------ Records for this exercise
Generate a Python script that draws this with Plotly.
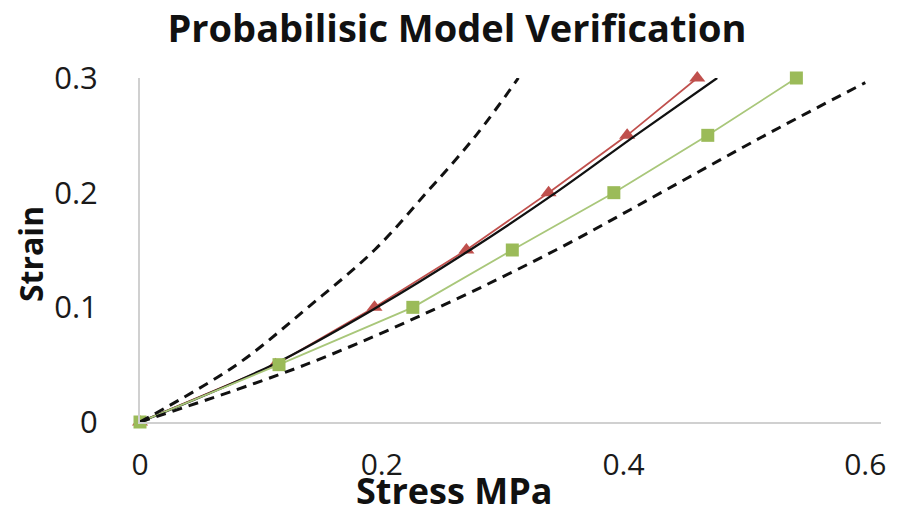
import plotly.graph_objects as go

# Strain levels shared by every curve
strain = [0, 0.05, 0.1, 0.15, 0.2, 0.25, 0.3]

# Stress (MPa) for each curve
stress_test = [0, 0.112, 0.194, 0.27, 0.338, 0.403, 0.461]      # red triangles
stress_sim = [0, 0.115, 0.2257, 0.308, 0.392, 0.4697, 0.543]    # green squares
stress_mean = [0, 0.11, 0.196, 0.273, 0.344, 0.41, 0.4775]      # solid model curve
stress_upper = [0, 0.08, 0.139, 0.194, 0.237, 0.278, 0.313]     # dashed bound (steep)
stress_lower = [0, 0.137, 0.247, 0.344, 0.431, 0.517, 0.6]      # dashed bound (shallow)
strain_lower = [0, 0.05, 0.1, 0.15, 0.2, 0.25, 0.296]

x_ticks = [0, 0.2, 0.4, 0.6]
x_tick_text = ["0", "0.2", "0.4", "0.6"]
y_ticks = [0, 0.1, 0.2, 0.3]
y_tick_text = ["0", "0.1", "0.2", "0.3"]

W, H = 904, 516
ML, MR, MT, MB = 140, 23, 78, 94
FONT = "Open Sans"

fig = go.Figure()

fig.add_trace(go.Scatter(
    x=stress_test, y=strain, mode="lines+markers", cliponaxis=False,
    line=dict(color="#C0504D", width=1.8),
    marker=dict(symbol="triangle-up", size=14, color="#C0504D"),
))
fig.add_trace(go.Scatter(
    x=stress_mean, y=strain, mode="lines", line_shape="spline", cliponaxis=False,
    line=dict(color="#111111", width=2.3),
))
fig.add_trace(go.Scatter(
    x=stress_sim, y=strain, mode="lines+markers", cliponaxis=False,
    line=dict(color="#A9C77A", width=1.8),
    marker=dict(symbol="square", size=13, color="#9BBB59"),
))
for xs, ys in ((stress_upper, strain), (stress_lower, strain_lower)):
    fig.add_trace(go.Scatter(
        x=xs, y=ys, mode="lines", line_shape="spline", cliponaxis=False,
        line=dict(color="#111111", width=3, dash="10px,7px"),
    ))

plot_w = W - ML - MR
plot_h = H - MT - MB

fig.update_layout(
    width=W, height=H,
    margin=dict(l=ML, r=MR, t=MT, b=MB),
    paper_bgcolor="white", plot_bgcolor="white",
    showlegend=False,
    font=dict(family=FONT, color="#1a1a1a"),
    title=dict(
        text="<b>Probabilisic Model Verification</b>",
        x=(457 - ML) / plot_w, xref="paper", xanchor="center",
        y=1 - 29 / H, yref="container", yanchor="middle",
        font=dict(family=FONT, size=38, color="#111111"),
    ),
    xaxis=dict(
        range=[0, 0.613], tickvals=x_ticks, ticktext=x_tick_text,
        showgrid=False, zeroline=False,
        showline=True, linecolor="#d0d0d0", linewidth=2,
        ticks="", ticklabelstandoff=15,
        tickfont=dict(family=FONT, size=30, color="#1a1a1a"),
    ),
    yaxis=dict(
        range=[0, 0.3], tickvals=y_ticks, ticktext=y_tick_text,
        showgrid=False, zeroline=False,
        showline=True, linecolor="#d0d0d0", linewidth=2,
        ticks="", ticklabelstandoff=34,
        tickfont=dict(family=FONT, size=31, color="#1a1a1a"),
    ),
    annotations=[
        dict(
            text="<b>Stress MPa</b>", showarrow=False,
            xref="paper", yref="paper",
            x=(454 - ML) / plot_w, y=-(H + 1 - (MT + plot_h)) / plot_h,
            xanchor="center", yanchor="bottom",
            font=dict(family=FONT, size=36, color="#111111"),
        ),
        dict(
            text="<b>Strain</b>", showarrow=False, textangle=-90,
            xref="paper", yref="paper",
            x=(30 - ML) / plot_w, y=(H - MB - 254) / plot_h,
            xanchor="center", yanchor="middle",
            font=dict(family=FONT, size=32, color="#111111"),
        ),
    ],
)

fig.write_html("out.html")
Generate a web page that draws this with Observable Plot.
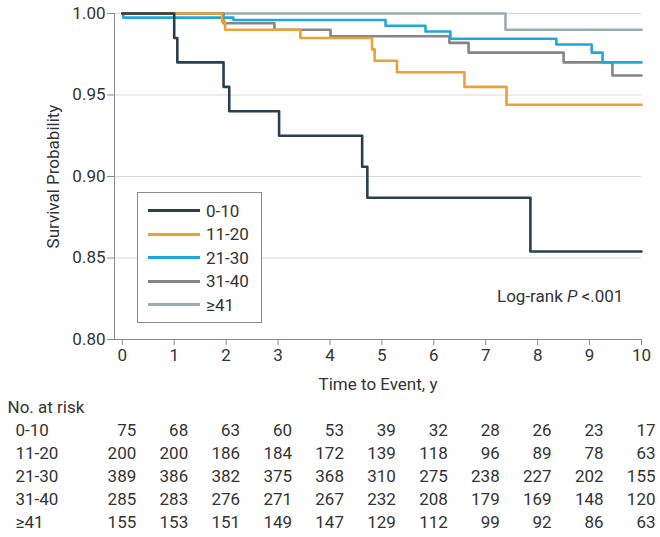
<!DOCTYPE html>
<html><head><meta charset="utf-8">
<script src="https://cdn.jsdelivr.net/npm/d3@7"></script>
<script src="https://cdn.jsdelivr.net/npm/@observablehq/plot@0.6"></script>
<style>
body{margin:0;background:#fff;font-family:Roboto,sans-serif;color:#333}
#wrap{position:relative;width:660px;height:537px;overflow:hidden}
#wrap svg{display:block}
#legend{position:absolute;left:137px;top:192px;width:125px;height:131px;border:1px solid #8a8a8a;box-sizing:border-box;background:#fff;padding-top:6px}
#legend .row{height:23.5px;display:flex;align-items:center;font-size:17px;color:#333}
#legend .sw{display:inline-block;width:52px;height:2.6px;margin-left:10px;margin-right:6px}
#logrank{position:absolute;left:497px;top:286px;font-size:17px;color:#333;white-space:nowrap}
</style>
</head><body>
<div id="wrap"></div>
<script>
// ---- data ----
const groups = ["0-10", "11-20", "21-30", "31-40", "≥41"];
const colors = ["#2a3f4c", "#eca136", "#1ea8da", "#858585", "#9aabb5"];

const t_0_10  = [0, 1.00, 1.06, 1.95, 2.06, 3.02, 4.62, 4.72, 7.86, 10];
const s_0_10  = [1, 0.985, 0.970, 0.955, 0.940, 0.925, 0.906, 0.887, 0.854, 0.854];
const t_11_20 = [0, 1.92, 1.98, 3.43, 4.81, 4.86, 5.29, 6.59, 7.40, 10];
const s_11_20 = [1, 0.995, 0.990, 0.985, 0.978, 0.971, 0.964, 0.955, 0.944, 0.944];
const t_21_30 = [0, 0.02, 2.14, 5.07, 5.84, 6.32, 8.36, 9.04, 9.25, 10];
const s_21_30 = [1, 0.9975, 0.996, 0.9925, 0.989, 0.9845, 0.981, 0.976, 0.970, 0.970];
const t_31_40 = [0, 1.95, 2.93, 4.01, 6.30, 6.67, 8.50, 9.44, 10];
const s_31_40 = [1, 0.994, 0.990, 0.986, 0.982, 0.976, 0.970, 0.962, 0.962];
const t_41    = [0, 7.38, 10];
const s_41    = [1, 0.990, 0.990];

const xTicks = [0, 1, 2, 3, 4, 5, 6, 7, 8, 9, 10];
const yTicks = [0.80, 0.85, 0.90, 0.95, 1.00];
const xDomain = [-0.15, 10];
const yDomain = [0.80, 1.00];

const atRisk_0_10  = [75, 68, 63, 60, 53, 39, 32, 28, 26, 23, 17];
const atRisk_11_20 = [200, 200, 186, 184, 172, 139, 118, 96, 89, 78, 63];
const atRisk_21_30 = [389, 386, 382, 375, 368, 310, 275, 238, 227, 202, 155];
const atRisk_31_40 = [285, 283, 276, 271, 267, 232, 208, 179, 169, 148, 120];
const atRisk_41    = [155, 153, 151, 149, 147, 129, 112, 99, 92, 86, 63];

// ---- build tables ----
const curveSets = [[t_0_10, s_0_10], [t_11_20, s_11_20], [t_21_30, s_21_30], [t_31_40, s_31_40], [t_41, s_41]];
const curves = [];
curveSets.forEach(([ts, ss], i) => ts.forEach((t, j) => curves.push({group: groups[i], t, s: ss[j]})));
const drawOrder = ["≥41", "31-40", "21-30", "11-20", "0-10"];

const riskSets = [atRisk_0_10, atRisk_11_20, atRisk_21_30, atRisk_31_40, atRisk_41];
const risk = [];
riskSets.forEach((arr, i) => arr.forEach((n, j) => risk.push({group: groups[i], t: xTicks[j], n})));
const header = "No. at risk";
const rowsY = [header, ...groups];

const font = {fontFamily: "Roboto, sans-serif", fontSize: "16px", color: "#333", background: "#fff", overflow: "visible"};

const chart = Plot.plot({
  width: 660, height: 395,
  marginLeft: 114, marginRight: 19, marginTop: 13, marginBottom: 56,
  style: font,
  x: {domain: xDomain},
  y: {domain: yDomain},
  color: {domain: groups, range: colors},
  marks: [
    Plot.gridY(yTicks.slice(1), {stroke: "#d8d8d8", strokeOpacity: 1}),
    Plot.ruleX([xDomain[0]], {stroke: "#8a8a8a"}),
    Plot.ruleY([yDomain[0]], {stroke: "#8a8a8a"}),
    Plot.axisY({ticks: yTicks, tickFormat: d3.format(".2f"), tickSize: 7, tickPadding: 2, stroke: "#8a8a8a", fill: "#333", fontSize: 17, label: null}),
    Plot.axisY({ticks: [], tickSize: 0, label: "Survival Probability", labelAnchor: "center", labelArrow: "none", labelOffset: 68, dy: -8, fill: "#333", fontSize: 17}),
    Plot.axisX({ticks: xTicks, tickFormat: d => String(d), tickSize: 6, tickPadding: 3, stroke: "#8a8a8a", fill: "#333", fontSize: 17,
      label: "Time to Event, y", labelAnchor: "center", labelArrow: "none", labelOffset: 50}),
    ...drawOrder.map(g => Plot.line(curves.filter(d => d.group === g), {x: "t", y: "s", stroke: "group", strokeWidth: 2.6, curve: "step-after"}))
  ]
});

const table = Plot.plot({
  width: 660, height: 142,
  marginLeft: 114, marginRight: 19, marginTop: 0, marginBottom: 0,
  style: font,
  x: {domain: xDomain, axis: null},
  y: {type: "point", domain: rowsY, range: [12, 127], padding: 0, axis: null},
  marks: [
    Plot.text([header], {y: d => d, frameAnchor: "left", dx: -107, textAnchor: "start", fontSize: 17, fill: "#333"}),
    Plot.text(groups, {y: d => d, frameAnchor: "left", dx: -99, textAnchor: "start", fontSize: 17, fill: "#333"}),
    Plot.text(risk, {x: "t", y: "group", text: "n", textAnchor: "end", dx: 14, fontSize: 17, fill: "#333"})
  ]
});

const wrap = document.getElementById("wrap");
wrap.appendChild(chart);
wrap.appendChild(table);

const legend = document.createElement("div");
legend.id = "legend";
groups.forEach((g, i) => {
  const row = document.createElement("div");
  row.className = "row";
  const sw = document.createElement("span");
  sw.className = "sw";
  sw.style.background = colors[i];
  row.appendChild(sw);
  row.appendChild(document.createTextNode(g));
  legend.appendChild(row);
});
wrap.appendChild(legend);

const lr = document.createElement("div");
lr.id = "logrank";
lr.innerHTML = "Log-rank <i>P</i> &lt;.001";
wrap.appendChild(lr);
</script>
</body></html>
------------
Exercise description
Would you reproduce the lines above, from the very first through the line containing "plot_h = H - MT - MB", exactly and without the pictures?

Response
Generate a Python script that draws this with Plotly.
import plotly.graph_objects as go

# Strain levels shared by every curve
strain = [0, 0.05, 0.1, 0.15, 0.2, 0.25, 0.3]

# Stress (MPa) for each curve
stress_test = [0, 0.112, 0.194, 0.27, 0.338, 0.403, 0.461]      # red triangles
stress_sim = [0, 0.115, 0.2257, 0.308, 0.392, 0.4697, 0.543]    # green squares
stress_mean = [0, 0.11, 0.196, 0.273, 0.344, 0.41, 0.4775]      # solid model curve
stress_upper = [0, 0.08, 0.139, 0.194, 0.237, 0.278, 0.313]     # dashed bound (steep)
stress_lower = [0, 0.137, 0.247, 0.344, 0.431, 0.517, 0.6]      # dashed bound (shallow)
strain_lower = [0, 0.05, 0.1, 0.15, 0.2, 0.25, 0.296]

x_ticks = [0, 0.2, 0.4, 0.6]
x_tick_text = ["0", "0.2", "0.4", "0.6"]
y_ticks = [0, 0.1, 0.2, 0.3]
y_tick_text = ["0", "0.1", "0.2", "0.3"]

W, H = 904, 516
ML, MR, MT, MB = 140, 23, 78, 94
FONT = "Open Sans"

fig = go.Figure()

fig.add_trace(go.Scatter(
    x=stress_test, y=strain, mode="lines+markers", cliponaxis=False,
    line=dict(color="#C0504D", width=1.8),
    marker=dict(symbol="triangle-up", size=14, color="#C0504D"),
))
fig.add_trace(go.Scatter(
    x=stress_mean, y=strain, mode="lines", line_shape="spline", cliponaxis=False,
    line=dict(color="#111111", width=2.3),
))
fig.add_trace(go.Scatter(
    x=stress_sim, y=strain, mode="lines+markers", cliponaxis=False,
    line=dict(color="#A9C77A", width=1.8),
    marker=dict(symbol="square", size=13, color="#9BBB59"),
))
for xs, ys in ((stress_upper, strain), (stress_lower, strain_lower)):
    fig.add_trace(go.Scatter(
        x=xs, y=ys, mode="lines", line_shape="spline", cliponaxis=False,
        line=dict(color="#111111", width=3, dash="10px,7px"),
    ))

plot_w = W - ML - MR
plot_h = H - MT - MB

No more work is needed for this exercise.